◆ WHAT YOU HAVE TO DO ◆
Leave out the pictures, then reproduce the rest of the material exactly.

◆ GIVEN MATERIAL ◆
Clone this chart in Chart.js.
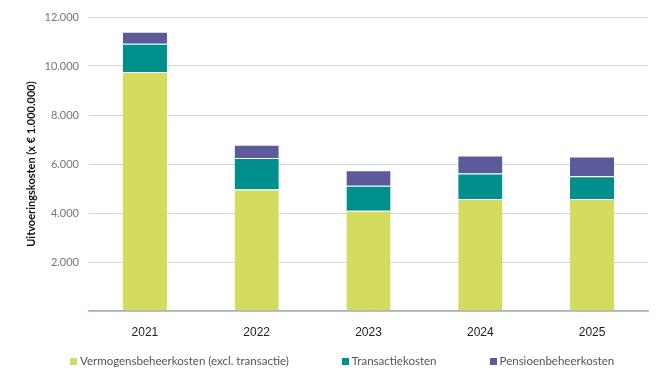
<!DOCTYPE html>
<html>
<head>
<meta charset="utf-8">
<script src="https://cdn.jsdelivr.net/npm/chart.js@4.4.0/dist/chart.umd.min.js"></script>
<style>
  html, body { margin: 0; padding: 0; background: #fff; }
  #wrap { position: relative; width: 661px; height: 389px; }
  #legend {
    position: absolute; left: 70px; top: 353px;
    display: flex; gap: 53px;
    font-family: Lato, sans-serif; font-size: 11.5px; color: #555;
    white-space: nowrap; line-height: 16px;
  }
  #legend span.item { display: flex; align-items: center; }
  #legend i { display: inline-block; width: 7px; height: 7px; margin-right: 3px; }
</style>
</head>
<body>
<div id="wrap">
  <canvas id="chart"></canvas>
  <div id="legend"></div>
</div>
<script>
// data (x € 1.000.000)
const years = ['2021', '2022', '2023', '2024', '2025'];
const vermogensbeheer = [9755, 4960, 4095, 4570, 4570];
const transactie = [1155, 1280, 1015, 1045, 925];
const pensioenbeheer = [490, 545, 630, 735, 815];
const seriesNames = ['Vermogensbeheerkosten (excl. transactie)', 'Transactiekosten', 'Pensioenbeheerkosten'];
const seriesColors = ['#d4dc5f', '#008f8c', '#5b5a9b'];

function nlNumber(v) {
  return String(v).replace(/\B(?=(\d{3})+(?!\d))/g, '.');
}

// html legend, the built-in one spaces items too tight
const legendEl = document.getElementById('legend');
seriesNames.forEach((name, i) => {
  const item = document.createElement('span');
  item.className = 'item';
  const box = document.createElement('i');
  box.style.background = seriesColors[i];
  item.appendChild(box);
  item.appendChild(document.createTextNode(name));
  legendEl.appendChild(item);
});

const ctx = document.getElementById('chart');
new Chart(ctx, {
  type: 'bar',
  data: {
    labels: years,
    datasets: [vermogensbeheer, transactie, pensioenbeheer].map((d, i) => ({
      label: seriesNames[i],
      data: d,
      backgroundColor: seriesColors[i],
      borderColor: 'rgba(255,255,255,0.7)',
      borderWidth: { top: 1, left: 0, right: 0, bottom: 0 },
      borderSkipped: false,
      barPercentage: 0.395,
      categoryPercentage: 1
    }))
  },
  options: {
    responsive: true,
    maintainAspectRatio: false,
    animation: false,
    layout: { padding: { top: 17, right: 13, left: 25, bottom: 50 } },
    plugins: {
      tooltip: { enabled: false },
      legend: { display: false }
    },
    scales: {
      x: {
        stacked: true,
        grid: { display: false },
        border: { display: true, color: '#9db2b9', width: 1.5 },
        ticks: { color: '#222', font: { family: 'Liberation Sans', size: 12 }, padding: 6 },
        afterFit: (s) => { s.height = 28; }
      },
      y: {
        stacked: true,
        min: 0,
        max: 12000,
        border: { display: false },
        grid: { color: '#cdd9dc', lineWidth: 1, drawTicks: false },
        ticks: {
          stepSize: 2000,
          padding: 10,
          color: '#777',
          font: { family: 'Lato', size: 11 },
          callback: (v) => v === 0 ? '' : nlNumber(v)
        },
        title: {
          display: true,
          text: 'Uitvoeringskosten (x € 1.000.000)',
          color: '#111',
          font: { family: 'Lato', size: 11, weight: 'bold' },
          padding: { top: 0, bottom: 4 }
        },
        afterFit: (s) => { s.width = 64; }
      }
    }
  }
});
</script>
</body>
</html>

◆ WRITTEN ANSWER ◆
Clone this chart in Chart.js.
<!DOCTYPE html>
<html>
<head>
<meta charset="utf-8">
<script src="https://cdn.jsdelivr.net/npm/chart.js@4.4.0/dist/chart.umd.min.js"></script>
<style>
  html, body { margin: 0; padding: 0; background: #fff; }
  #wrap { position: relative; width: 661px; height: 389px; }
  #legend {
    position: absolute; left: 70px; top: 353px;
    display: flex; gap: 53px;
    font-family: Lato, sans-serif; font-size: 11.5px; color: #555;
    white-space: nowrap; line-height: 16px;
  }
  #legend span.item { display: flex; align-items: center; }
  #legend i { display: inline-block; width: 7px; height: 7px; margin-right: 3px; }
</style>
</head>
<body>
<div id="wrap">
  <canvas id="chart"></canvas>
  <div id="legend"></div>
</div>
<script>
// data (x € 1.000.000)
const years = ['2021', '2022', '2023', '2024', '2025'];
const vermogensbeheer = [9755, 4960, 4095, 4570, 4570];
const transactie = [1155, 1280, 1015, 1045, 925];
const pensioenbeheer = [490, 545, 630, 735, 815];
const seriesNames = ['Vermogensbeheerkosten (excl. transactie)', 'Transactiekosten', 'Pensioenbeheerkosten'];
const seriesColors = ['#d4dc5f', '#008f8c', '#5b5a9b'];

function nlNumber(v) {
  return String(v).replace(/\B(?=(\d{3})+(?!\d))/g, '.');
}

// html legend, the built-in one spaces items too tight
const legendEl = document.getElementById('legend');
seriesNames.forEach((name, i) => {
  const item = document.createElement('span');
  item.className = 'item';
  const box = document.createElement('i');
  box.style.background = seriesColors[i];
  item.appendChild(box);
  item.appendChild(document.createTextNode(name));
  legendEl.appendChild(item);
});

const ctx = document.getElementById('chart');
new Chart(ctx, {
  type: 'bar',
  data: {
    labels: years,
    datasets: [vermogensbeheer, transactie, pensioenbeheer].map((d, i) => ({
      label: seriesNames[i],
      data: d,
      backgroundColor: seriesColors[i],
      borderColor: 'rgba(255,255,255,0.7)',
      borderWidth: { top: 1, left: 0, right: 0, bottom: 0 },
      borderSkipped: false,
      barPercentage: 0.395,
      categoryPercentage: 1
    }))
  },
  options: {
    responsive: true,
    maintainAspectRatio: false,
    animation: false,
    layout: { padding: { top: 17, right: 13, left: 25, bottom: 50 } },
    plugins: {
      tooltip: { enabled: false },
      legend: { display: false }
    },
    scales: {
      x: {
        stacked: true,
        grid: { display: false },
        border: { display: true, color: '#9db2b9', width: 1.5 },
        ticks: { color: '#222', font: { family: 'Liberation Sans', size: 12 }, padding: 6 },
        afterFit: (s) => { s.height = 28; }
      },
      y: {
        stacked: true,
        min: 0,
        max: 12000,
        border: { display: false },
        grid: { color: '#cdd9dc', lineWidth: 1, drawTicks: false },
        ticks: {
          stepSize: 2000,
          padding: 10,
          color: '#777',
          font: { family: 'Lato', size: 11 },
          callback: (v) => v === 0 ? '' : nlNumber(v)
        },
        title: {
          display: true,
          text: 'Uitvoeringskosten (x € 1.000.000)',
          color: '#111',
          font: { family: 'Lato', size: 11, weight: 'bold' },
          padding: { top: 0, bottom: 4 }
        },
        afterFit: (s) => { s.width = 64; }
      }
    }
  }
});
</script>
</body>
</html>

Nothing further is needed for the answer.